• _Work required_: Leave out the images; return the rest of the data exactly.
— begin Collected material —
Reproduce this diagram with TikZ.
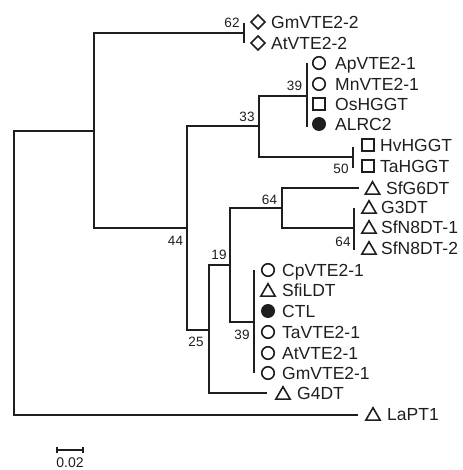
\documentclass[tikz,border=0pt]{standalone}
\usepackage{fontspec}
\setmainfont{Liberation Sans}
\usepackage{tikz}
\usetikzlibrary{shapes.geometric}
\definecolor{treeink}{RGB}{30,30,30}
\tikzset{
  branch/.style={draw=treeink, line width=2pt},
  taxlab/.style={anchor=west, inner sep=0pt, text=treeink, font=\fontsize{17.5}{17.5}\selectfont, text height=12.5pt, text depth=0pt},
  boot/.style={inner sep=0pt, text=treeink, font=\fontsize{13.5}{13.5}\selectfont, text height=9.7pt, text depth=0pt},
  circmark/.style={circle, draw=treeink, line width=1.6pt, minimum size=12.5pt, inner sep=0pt},
  dotmark/.style={circle, fill=treeink, minimum size=14pt, inner sep=0pt},
  sqmark/.style={rectangle, draw=treeink, line width=1.6pt, minimum size=11.5pt, inner sep=0pt},
  trimark/.style={regular polygon, regular polygon sides=3, draw=treeink, line width=1.6pt, minimum size=16.5pt, inner sep=0pt, yshift=-2pt},
  dmdmark/.style={diamond, draw=treeink, line width=1.6pt, minimum width=14.5pt, minimum height=14.5pt, inner sep=0pt},
}

\begin{document}
\begin{tikzpicture}[x=1pt, y=-1pt]
  \useasboundingbox (0,0) rectangle (462,470);
  % internal nodes of the tree
  \coordinate (root) at (14,273);
  \coordinate (n1) at (94,131);
  \coordinate (n62) at (244,33);
  \coordinate (n44) at (187,228);
  \coordinate (n33) at (259,126);
  \coordinate (n39a) at (307,96);
  \coordinate (n50) at (353,157);
  \coordinate (n25) at (209,330);
  \coordinate (n19) at (230,265);
  \coordinate (n64a) at (282,208);
  \coordinate (n64b) at (354,228);
  \coordinate (n39b) at (254,322);
  \coordinate (g4end) at (267,393);
  \coordinate (g6end) at (359,188);
  \coordinate (laend) at (358,415);
  % branches
  \draw[branch] (root) |- (n1);
  \draw[branch] (root) |- (laend);
  \draw[branch] (n1) |- (n62);
  \draw[branch] (n1) |- (n44);
  \draw[branch] (n44) |- (n33);
  \draw[branch] (n44) |- (n25);
  \draw[branch] (n33) |- (n39a);
  \draw[branch] (n33) |- (n50);
  \draw[branch] (n25) |- (n19);
  \draw[branch] (n25) |- (g4end);
  \draw[branch] (n19) |- (n64a);
  \draw[branch] (n19) |- (n39b);
  \draw[branch] (n64a) |- (g6end);
  \draw[branch] (n64a) |- (n64b);
  % collapsed clades
  \draw[branch] (n62) ++(0,-10) -- ++(0,20);
  \draw[branch] (n39a) ++(0,-33) -- ++(0,64);
  \draw[branch] (n50) ++(0,-10) -- ++(0,21);
  \draw[branch] (n64b) ++(0,-20) -- ++(0,42);
  \draw[branch] (n39b) ++(0,-52) -- ++(0,103);
  % bootstrap values
  \node[boot] (b62) at (232,23) {62};
  \node[boot] (b44) at (175.5,240.5) {44};
  \node[boot] (b33) at (247,116.5) {33};
  \node[boot] (b39a) at (294.5,86) {39};
  \node[boot] (b50) at (341,169) {50};
  \node[boot] (b25) at (196,342) {25};
  \node[boot] (b19) at (219,255) {19};
  \node[boot] (b64a) at (269.5,199.5) {64};
  \node[boot] (b64b) at (343,242) {64};
  \node[boot] (b39b) at (242,335) {39};
  % taxa
  \node[dmdmark] (gm2s) at (258,22) {};
  \node[taxlab] (gm2) at (271,22) {GmVTE2-2};
  \node[dmdmark] (at2s) at (258,43) {};
  \node[taxlab] (at2) at (271,43) {AtVTE2-2};
  \node[circmark] (ap1s) at (319,63) {};
  \node[taxlab] (ap1) at (335,63) {ApVTE2-1};
  \node[circmark] (mn1s) at (319,84) {};
  \node[taxlab] (mn1) at (335,84) {MnVTE2-1};
  \node[sqmark] (oss) at (319,104) {};
  \node[taxlab] (os) at (335,104) {OsHGGT};
  \node[dotmark] (alrcs) at (319,124) {};
  \node[taxlab] (alrc) at (335,124) {ALRC2};
  \node[sqmark] (hvs) at (368,145) {};
  \node[taxlab] (hv) at (380,145) {HvHGGT};
  \node[sqmark] (tas) at (368,166) {};
  \node[taxlab] (ta) at (380,166) {TaHGGT};
  \node[trimark] (g6s) at (372.5,188) {};
  \node[taxlab] (g6) at (386,188) {SfG6DT};
  \node[trimark] (g3s) at (369,207) {};
  \node[taxlab] (g3) at (381,207) {G3DT};
  \node[trimark] (n8as) at (369,227) {};
  \node[taxlab] (n8a) at (381,227) {SfN8DT-1};
  \node[trimark] (n8bs) at (369,248) {};
  \node[taxlab] (n8b) at (381,248) {SfN8DT-2};
  \node[circmark] (cp1s) at (268,270) {};
  \node[taxlab] (cp1) at (282,270) {CpVTE2-1};
  \node[trimark] (sfis) at (268,290) {};
  \node[taxlab] (sfi) at (282,290) {SfiLDT};
  \node[dotmark] (ctls) at (268,311) {};
  \node[taxlab] (ctl) at (282,311) {CTL};
  \node[circmark] (ta1s) at (268,332) {};
  \node[taxlab] (ta1) at (282,332) {TaVTE2-1};
  \node[circmark] (at1s) at (268,353) {};
  \node[taxlab] (at1) at (282,353) {AtVTE2-1};
  \node[circmark] (gm1s) at (268,373) {};
  \node[taxlab] (gm1) at (282,373) {GmVTE2-1};
  \node[trimark] (g4s) at (283,393) {};
  \node[taxlab] (g4) at (297,393) {G4DT};
  \node[trimark] (las) at (373,414) {};
  \node[taxlab] (la) at (387,414) {LaPT1};
  % scale bar
  \coordinate (sbl) at (57,450);
  \coordinate (sbr) at (83,450);
  \draw[treeink, line width=1.4pt] (sbl) -- (sbr);
  \draw[treeink, line width=1.4pt] (sbl) ++(0,-3) -- ++(0,6);
  \draw[treeink, line width=1.4pt] (sbr) ++(0,-3) -- ++(0,6);
  \node[boot, font=\fontsize{14}{14}\selectfont, text height=10pt] (sblab) at (70,462.5) {0.02};
\end{tikzpicture}
\end{document}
— end Collected material —
• _Answer in full_:
Reproduce this diagram with TikZ.
\documentclass[tikz,border=0pt]{standalone}
\usepackage{fontspec}
\setmainfont{Liberation Sans}
\usepackage{tikz}
\usetikzlibrary{shapes.geometric}
\definecolor{treeink}{RGB}{30,30,30}
\tikzset{
  branch/.style={draw=treeink, line width=2pt},
  taxlab/.style={anchor=west, inner sep=0pt, text=treeink, font=\fontsize{17.5}{17.5}\selectfont, text height=12.5pt, text depth=0pt},
  boot/.style={inner sep=0pt, text=treeink, font=\fontsize{13.5}{13.5}\selectfont, text height=9.7pt, text depth=0pt},
  circmark/.style={circle, draw=treeink, line width=1.6pt, minimum size=12.5pt, inner sep=0pt},
  dotmark/.style={circle, fill=treeink, minimum size=14pt, inner sep=0pt},
  sqmark/.style={rectangle, draw=treeink, line width=1.6pt, minimum size=11.5pt, inner sep=0pt},
  trimark/.style={regular polygon, regular polygon sides=3, draw=treeink, line width=1.6pt, minimum size=16.5pt, inner sep=0pt, yshift=-2pt},
  dmdmark/.style={diamond, draw=treeink, line width=1.6pt, minimum width=14.5pt, minimum height=14.5pt, inner sep=0pt},
}

\begin{document}
\begin{tikzpicture}[x=1pt, y=-1pt]
  \useasboundingbox (0,0) rectangle (462,470);
  % internal nodes of the tree
  \coordinate (root) at (14,273);
  \coordinate (n1) at (94,131);
  \coordinate (n62) at (244,33);
  \coordinate (n44) at (187,228);
  \coordinate (n33) at (259,126);
  \coordinate (n39a) at (307,96);
  \coordinate (n50) at (353,157);
  \coordinate (n25) at (209,330);
  \coordinate (n19) at (230,265);
  \coordinate (n64a) at (282,208);
  \coordinate (n64b) at (354,228);
  \coordinate (n39b) at (254,322);
  \coordinate (g4end) at (267,393);
  \coordinate (g6end) at (359,188);
  \coordinate (laend) at (358,415);
  % branches
  \draw[branch] (root) |- (n1);
  \draw[branch] (root) |- (laend);
  \draw[branch] (n1) |- (n62);
  \draw[branch] (n1) |- (n44);
  \draw[branch] (n44) |- (n33);
  \draw[branch] (n44) |- (n25);
  \draw[branch] (n33) |- (n39a);
  \draw[branch] (n33) |- (n50);
  \draw[branch] (n25) |- (n19);
  \draw[branch] (n25) |- (g4end);
  \draw[branch] (n19) |- (n64a);
  \draw[branch] (n19) |- (n39b);
  \draw[branch] (n64a) |- (g6end);
  \draw[branch] (n64a) |- (n64b);
  % collapsed clades
  \draw[branch] (n62) ++(0,-10) -- ++(0,20);
  \draw[branch] (n39a) ++(0,-33) -- ++(0,64);
  \draw[branch] (n50) ++(0,-10) -- ++(0,21);
  \draw[branch] (n64b) ++(0,-20) -- ++(0,42);
  \draw[branch] (n39b) ++(0,-52) -- ++(0,103);
  % bootstrap values
  \node[boot] (b62) at (232,23) {62};
  \node[boot] (b44) at (175.5,240.5) {44};
  \node[boot] (b33) at (247,116.5) {33};
  \node[boot] (b39a) at (294.5,86) {39};
  \node[boot] (b50) at (341,169) {50};
  \node[boot] (b25) at (196,342) {25};
  \node[boot] (b19) at (219,255) {19};
  \node[boot] (b64a) at (269.5,199.5) {64};
  \node[boot] (b64b) at (343,242) {64};
  \node[boot] (b39b) at (242,335) {39};
  % taxa
  \node[dmdmark] (gm2s) at (258,22) {};
  \node[taxlab] (gm2) at (271,22) {GmVTE2-2};
  \node[dmdmark] (at2s) at (258,43) {};
  \node[taxlab] (at2) at (271,43) {AtVTE2-2};
  \node[circmark] (ap1s) at (319,63) {};
  \node[taxlab] (ap1) at (335,63) {ApVTE2-1};
  \node[circmark] (mn1s) at (319,84) {};
  \node[taxlab] (mn1) at (335,84) {MnVTE2-1};
  \node[sqmark] (oss) at (319,104) {};
  \node[taxlab] (os) at (335,104) {OsHGGT};
  \node[dotmark] (alrcs) at (319,124) {};
  \node[taxlab] (alrc) at (335,124) {ALRC2};
  \node[sqmark] (hvs) at (368,145) {};
  \node[taxlab] (hv) at (380,145) {HvHGGT};
  \node[sqmark] (tas) at (368,166) {};
  \node[taxlab] (ta) at (380,166) {TaHGGT};
  \node[trimark] (g6s) at (372.5,188) {};
  \node[taxlab] (g6) at (386,188) {SfG6DT};
  \node[trimark] (g3s) at (369,207) {};
  \node[taxlab] (g3) at (381,207) {G3DT};
  \node[trimark] (n8as) at (369,227) {};
  \node[taxlab] (n8a) at (381,227) {SfN8DT-1};
  \node[trimark] (n8bs) at (369,248) {};
  \node[taxlab] (n8b) at (381,248) {SfN8DT-2};
  \node[circmark] (cp1s) at (268,270) {};
  \node[taxlab] (cp1) at (282,270) {CpVTE2-1};
  \node[trimark] (sfis) at (268,290) {};
  \node[taxlab] (sfi) at (282,290) {SfiLDT};
  \node[dotmark] (ctls) at (268,311) {};
  \node[taxlab] (ctl) at (282,311) {CTL};
  \node[circmark] (ta1s) at (268,332) {};
  \node[taxlab] (ta1) at (282,332) {TaVTE2-1};
  \node[circmark] (at1s) at (268,353) {};
  \node[taxlab] (at1) at (282,353) {AtVTE2-1};
  \node[circmark] (gm1s) at (268,373) {};
  \node[taxlab] (gm1) at (282,373) {GmVTE2-1};
  \node[trimark] (g4s) at (283,393) {};
  \node[taxlab] (g4) at (297,393) {G4DT};
  \node[trimark] (las) at (373,414) {};
  \node[taxlab] (la) at (387,414) {LaPT1};
  % scale bar
  \coordinate (sbl) at (57,450);
  \coordinate (sbr) at (83,450);
  \draw[treeink, line width=1.4pt] (sbl) -- (sbr);
  \draw[treeink, line width=1.4pt] (sbl) ++(0,-3) -- ++(0,6);
  \draw[treeink, line width=1.4pt] (sbr) ++(0,-3) -- ++(0,6);
  \node[boot, font=\fontsize{14}{14}\selectfont, text height=10pt] (sblab) at (70,462.5) {0.02};
\end{tikzpicture}
\end{document}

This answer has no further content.